Doing It Right: How the Texas Tech Collegiate Recovery Community

Emmy Lu Trammell IMG_5813 (002)Incorporates Eating Disorder Programming

Are eating disorders addictions? No one knows for sure. But eating disorders and addictions have a lot of similarities and often affect the same person, either at the same time or in different stages. Reports from eating disorder treatment facilities suggest that up to half of all individuals in recovery from eating disorders also have a substance use disorder. Some individuals develop an addiction to stimulants or diet pills by way of an unhealthy desire to manage weight or control appetite. Others experience dysfunctional overeating or undereating as an inadvertent replacement behavior for drug or alcohol use.

Eating disorders often start in the preteen or teenage years and, when addressed early on, can be success-fully treated. Therefore, some students enter college already having participated in eating disorder treatment. A portion of these students remain in remission, while others experience flare-ups in symptoms during stressful periods. Other students, who have struggled with unrecognized or low-grade eating disorders throughout high school, are correctly diagnosed and treated for the first time in college, and some others develop eating disorders for the first time once at school.

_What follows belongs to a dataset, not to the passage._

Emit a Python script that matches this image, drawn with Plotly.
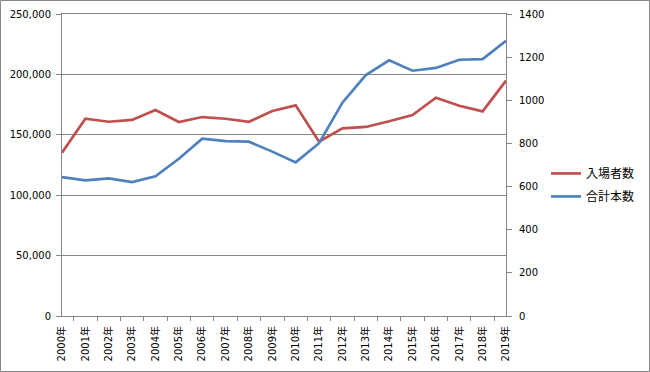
import plotly.graph_objects as go

years = [f"{y}年" for y in range(2000, 2020)]
visitors = [135200, 163300, 160800, 162300, 170500, 160600, 164700, 163300, 160800, 169700,
            174400, 144300, 155400, 156500, 161200, 166400, 180700, 174100, 169400, 194800]
titles = [644, 629, 638, 621, 648, 729, 822, 811, 808, 762,
          712, 801, 989, 1117, 1185, 1137, 1150, 1188, 1191, 1276]
name_visitors = "入場者数"
name_titles = "合計本数"

W, H = 650, 372
ML, MR, MT, MB = 62, 144, 14, 56
pw, ph = W - ML - MR, H - MT - MB

fig = go.Figure()
fig.add_trace(go.Scatter(x=years, y=visitors, name=name_visitors, mode="lines",
                         line=dict(color="#C0504D", width=2.7), legendgroup="a"))
fig.add_trace(go.Scatter(x=years, y=titles, name=name_titles, mode="lines", yaxis="y2",
                         line=dict(color="#4F81BD", width=2.7), legendgroup="b"))

axis_font = dict(family="DejaVu Sans, Verdana, sans-serif", size=10, color="#000")
x_font = dict(family="DejaVu Sans, Noto Sans CJK JP, sans-serif", size=10, color="#000")
fig.update_layout(
    width=W, height=H,
    margin=dict(l=ML, r=MR, t=MT, b=MB, autoexpand=False),
    paper_bgcolor="white", plot_bgcolor="white",
    font=dict(family="DejaVu Sans, Noto Sans CJK JP, sans-serif", color="#000"),
    xaxis=dict(type="category", tickson="boundaries", ticks="outside", ticklen=4,
               tickcolor="#868686", showline=True, linecolor="#868686", linewidth=1,
               mirror=True, showgrid=False, tickangle=-90, tickfont=x_font,
               ticklabelstandoff=5, automargin=False),
    yaxis=dict(range=[0, 250000], dtick=50000, tickformat=",", ticks="outside", ticklen=5,
               tickcolor="#868686", showline=True, linecolor="#868686", linewidth=1,
               showgrid=True, gridcolor="#868686", gridwidth=1, tickfont=axis_font,
               ticklabelstandoff=3, zeroline=False, automargin=False),
    yaxis2=dict(range=[0, 1400], dtick=200, overlaying="y", side="right", ticks="outside",
                ticklen=5, tickcolor="#868686", showline=True, linecolor="#868686",
                linewidth=1, showgrid=False, tickfont=axis_font, zeroline=False,
                ticklabelstandoff=5, automargin=False),
    legend=dict(x=1 + 40 / pw, y=0.434, xanchor="left", yanchor="middle",
                font=dict(family="Noto Sans CJK JP, sans-serif", size=12, color="#000"),
                tracegroupgap=4, itemwidth=30, bgcolor="rgba(0,0,0,0)"),
    showlegend=True,
    shapes=[dict(type="rect", xref="paper", yref="paper",
                 x0=-(ML - 0.5) / pw, x1=1 + (MR - 0.5) / pw,
                 y0=-(MB - 0.5) / ph, y1=1 + (MT - 0.5) / ph,
                 line=dict(color="#868686", width=1), layer="below")],
)

fig.write_html("out.html", config={"displayModeBar": False},
               post_script="document.body.style.margin='0';document.body.style.overflow='hidden';")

Eating disorder support services on campus can be greatly beneficial to students with and without a co-occurring addiction, whether a student’s eating disorder or other addiction starts, flares up, or remains in remission during his or her college years.

The Collegiate Recovery Community (CRC) at Texas Tech University in Lubbock, Texas, was one of the first to identify a need for services that addressed eating disorders among its student population.

Although the CRC has always welcomed students in recovery from eating disorders, specific eating disorder programming is a more recent addition. A generous donation in 2010, specific to eating disorder teaching, research, and support, funded additional CRC staff positions.

Once eating disorder programming was available, demand quickly grew. A dietitian position was added to provide nutrition counseling for students. The original 10 hours per week was expanded to a full-time job, now held by eating disorder specialist dietitian Emmy Lu Trammell.

The eating disorder support services offered by the CRC are publicized through Tech’s Center for Collegiate Recovery Communities website, and also in the “Parent Letter” found there. Many students then call the CRC to get more information and ask questions specific to their own eating disorder recovery. But most students hear about the eating disorder support at the CRC through word of mouth, including program alumni, sponsors, and referrals from therapists or treatment facilities.

Trammell says most students who participate in the eating disorder programs of the CRC have both an addiction and an eating disorder diagnosis. Those who are already aware of their eating issues often self-identify their desire to participate in eating disorder services while completing the initial CRC application. Others recognize that they have dysfunctional eating behaviors only after becoming involved in the CRC for a different reason.

Trammell has experienced many instances of a CRC student scheduling an appointment with her to discuss general aspects of nutrition, such as supplements, diets, or exercise, and then the conversation opens up about more serious eating issues. She feels that providing eating disorder recovery programming within the CRC has assisted students who may not have sought it out elsewhere.